Republicans, however, said neither budget was balanced. The GOP lawmakers said Wednesday's action was a procedural move to set the stage for an Assembly-Senate conference committee that would hammer out a final budget agreement.
"There's no question that difficult spending reductions are going to be required," said Dan Schnur, the governor's chief spokesman. "State government has been making reductions just as difficult through the last two budget cycles. We're just asking local government to assume a share of the responsibility also."
Schnur said Wilson believes that local government officials should seek voter approval for a local sales tax increase if they think that the property tax shift would devastate their services.

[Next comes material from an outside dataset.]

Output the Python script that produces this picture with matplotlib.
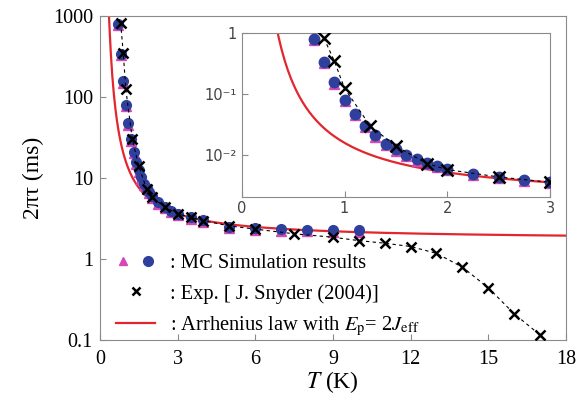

"If the people of a community are willing to pay a higher level of taxes in return for a certain level of services, they should be making that decision, not a bunch of politicians, either in Sacramento or in Los Angeles," Schnur said.
The mayors, however, said in a joint news conference after their meeting with Wilson that county approval of a sales tax increase would do little to relieve their plight.
Instead, they said, they need the power to levy local "sin taxes" on alcohol and tobacco, and they need relief from state laws that require them to provide services.
City Council President John Ferraro represented Los Angeles in the discussions. Mayor Tom Bradley's spokeswoman said Bradley was not in the office and she was unsure of his whereabouts Wednesday.